» What is required
Find the lines holding the word "this" and collect them.

(Charts and diagrams as code)
= = = =
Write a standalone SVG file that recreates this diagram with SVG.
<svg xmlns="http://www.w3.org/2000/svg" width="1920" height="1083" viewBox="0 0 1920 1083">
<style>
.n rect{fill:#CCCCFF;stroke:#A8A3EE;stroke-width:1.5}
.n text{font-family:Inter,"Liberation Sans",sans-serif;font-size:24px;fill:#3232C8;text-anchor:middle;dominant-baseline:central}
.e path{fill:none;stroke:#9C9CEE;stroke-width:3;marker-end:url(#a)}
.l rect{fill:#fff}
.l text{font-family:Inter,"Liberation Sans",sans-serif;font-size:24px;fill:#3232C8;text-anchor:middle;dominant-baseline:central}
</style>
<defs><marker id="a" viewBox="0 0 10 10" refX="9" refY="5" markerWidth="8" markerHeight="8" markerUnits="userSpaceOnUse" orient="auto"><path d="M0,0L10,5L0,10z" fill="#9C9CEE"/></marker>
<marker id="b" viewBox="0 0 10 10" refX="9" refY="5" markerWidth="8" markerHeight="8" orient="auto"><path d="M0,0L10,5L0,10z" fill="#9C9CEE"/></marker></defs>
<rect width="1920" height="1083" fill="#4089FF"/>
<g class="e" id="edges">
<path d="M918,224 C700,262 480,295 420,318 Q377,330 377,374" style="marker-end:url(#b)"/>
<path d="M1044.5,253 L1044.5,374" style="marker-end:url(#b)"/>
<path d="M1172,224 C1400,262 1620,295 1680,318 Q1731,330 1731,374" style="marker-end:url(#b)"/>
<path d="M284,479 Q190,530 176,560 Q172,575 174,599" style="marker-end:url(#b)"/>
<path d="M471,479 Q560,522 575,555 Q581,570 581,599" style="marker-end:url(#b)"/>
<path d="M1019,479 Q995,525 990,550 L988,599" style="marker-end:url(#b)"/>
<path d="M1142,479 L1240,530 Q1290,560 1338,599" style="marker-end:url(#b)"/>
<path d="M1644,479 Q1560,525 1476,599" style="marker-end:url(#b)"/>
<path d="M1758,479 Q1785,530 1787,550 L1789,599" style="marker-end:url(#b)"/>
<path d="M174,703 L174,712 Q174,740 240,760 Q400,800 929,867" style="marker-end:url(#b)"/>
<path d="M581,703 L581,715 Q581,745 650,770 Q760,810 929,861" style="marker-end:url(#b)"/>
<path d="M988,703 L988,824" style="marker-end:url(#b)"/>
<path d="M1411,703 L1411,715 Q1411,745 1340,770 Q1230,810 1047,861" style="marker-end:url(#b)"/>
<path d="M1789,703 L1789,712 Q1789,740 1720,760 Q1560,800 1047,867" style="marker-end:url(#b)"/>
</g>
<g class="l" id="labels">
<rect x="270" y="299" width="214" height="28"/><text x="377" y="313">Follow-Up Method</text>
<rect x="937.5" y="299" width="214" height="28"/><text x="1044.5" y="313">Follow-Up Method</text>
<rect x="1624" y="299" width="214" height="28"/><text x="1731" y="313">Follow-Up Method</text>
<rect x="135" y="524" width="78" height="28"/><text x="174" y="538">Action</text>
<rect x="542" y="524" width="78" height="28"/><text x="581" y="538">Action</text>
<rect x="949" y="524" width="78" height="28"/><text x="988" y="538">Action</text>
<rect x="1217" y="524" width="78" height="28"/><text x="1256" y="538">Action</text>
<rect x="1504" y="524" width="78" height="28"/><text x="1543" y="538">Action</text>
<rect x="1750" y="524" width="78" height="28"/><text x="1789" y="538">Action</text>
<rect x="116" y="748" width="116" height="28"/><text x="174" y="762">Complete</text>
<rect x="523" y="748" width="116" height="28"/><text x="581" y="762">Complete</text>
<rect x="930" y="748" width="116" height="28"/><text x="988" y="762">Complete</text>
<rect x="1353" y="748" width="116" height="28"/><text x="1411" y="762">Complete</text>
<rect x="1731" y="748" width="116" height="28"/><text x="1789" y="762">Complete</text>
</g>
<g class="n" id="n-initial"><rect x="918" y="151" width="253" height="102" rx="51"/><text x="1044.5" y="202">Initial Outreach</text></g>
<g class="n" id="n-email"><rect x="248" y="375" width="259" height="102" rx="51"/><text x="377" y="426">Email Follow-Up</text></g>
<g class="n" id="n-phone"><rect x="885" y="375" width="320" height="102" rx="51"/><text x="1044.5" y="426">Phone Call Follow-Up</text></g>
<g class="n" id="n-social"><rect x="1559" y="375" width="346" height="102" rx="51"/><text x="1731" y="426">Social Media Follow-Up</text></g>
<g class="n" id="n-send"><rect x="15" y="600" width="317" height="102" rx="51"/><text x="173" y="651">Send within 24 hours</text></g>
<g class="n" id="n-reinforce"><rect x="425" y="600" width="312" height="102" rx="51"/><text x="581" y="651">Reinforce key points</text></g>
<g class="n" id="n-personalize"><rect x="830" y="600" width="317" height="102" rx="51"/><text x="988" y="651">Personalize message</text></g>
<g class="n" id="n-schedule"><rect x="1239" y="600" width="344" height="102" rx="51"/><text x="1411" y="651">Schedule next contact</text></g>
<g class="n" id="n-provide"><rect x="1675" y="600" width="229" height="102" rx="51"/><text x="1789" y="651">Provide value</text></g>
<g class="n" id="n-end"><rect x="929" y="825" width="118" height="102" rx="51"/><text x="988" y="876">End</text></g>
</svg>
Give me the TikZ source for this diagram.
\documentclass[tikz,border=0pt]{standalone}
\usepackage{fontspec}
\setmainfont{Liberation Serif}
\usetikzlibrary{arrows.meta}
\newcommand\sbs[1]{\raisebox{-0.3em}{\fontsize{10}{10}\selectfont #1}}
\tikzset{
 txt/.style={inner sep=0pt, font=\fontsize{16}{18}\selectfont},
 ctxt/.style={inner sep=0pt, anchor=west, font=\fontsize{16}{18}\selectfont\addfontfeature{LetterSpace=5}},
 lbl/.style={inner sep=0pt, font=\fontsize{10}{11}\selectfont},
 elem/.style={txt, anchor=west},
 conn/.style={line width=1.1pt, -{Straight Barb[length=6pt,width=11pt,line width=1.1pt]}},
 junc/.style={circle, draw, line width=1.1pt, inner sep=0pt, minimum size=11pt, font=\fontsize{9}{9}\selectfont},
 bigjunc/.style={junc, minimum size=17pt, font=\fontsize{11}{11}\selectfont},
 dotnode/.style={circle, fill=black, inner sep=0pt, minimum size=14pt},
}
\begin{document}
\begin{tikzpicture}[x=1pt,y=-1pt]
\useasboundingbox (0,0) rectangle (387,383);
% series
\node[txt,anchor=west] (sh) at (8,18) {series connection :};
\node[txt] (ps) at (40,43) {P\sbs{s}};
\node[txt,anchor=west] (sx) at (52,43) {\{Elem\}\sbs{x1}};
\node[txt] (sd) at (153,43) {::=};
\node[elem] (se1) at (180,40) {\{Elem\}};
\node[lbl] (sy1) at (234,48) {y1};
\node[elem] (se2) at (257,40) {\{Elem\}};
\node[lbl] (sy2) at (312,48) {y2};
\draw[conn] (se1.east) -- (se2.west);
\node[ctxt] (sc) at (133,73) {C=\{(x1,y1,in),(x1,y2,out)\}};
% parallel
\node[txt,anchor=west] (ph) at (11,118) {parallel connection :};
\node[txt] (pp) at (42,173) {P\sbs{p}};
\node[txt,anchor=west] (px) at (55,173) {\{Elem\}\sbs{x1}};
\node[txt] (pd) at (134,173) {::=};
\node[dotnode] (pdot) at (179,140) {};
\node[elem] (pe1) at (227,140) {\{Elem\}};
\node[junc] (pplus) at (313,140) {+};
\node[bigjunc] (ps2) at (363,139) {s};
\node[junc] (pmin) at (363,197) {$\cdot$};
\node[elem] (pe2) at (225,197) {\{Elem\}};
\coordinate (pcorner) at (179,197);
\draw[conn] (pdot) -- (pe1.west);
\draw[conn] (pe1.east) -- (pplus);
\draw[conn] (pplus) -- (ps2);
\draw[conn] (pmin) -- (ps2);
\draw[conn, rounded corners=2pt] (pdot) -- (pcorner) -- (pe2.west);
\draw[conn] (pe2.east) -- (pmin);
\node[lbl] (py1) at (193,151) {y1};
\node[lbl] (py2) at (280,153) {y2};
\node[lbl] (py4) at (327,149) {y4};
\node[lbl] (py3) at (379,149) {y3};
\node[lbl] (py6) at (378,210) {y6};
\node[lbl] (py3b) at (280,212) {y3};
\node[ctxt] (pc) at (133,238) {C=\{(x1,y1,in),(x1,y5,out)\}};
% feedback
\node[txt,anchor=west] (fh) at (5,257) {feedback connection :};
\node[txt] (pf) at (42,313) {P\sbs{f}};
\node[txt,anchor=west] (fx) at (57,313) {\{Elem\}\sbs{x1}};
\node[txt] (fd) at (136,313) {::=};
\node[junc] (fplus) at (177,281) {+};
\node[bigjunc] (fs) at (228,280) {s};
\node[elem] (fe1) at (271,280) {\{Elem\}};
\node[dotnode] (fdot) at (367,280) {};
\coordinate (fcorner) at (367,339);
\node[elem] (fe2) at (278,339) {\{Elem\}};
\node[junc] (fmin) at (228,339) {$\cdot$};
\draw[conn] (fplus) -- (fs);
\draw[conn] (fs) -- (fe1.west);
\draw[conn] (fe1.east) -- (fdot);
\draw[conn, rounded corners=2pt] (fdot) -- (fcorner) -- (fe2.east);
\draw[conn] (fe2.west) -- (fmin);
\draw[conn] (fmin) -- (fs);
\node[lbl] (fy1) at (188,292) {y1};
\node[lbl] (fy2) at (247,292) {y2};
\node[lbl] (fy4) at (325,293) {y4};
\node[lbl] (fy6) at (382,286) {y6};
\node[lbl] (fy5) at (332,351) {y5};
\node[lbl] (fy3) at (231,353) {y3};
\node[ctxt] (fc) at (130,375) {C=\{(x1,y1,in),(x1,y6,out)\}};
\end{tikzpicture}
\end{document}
= = = =
» Output
Write a standalone SVG file that recreates this diagram with SVG.
Give me the TikZ source for this diagram.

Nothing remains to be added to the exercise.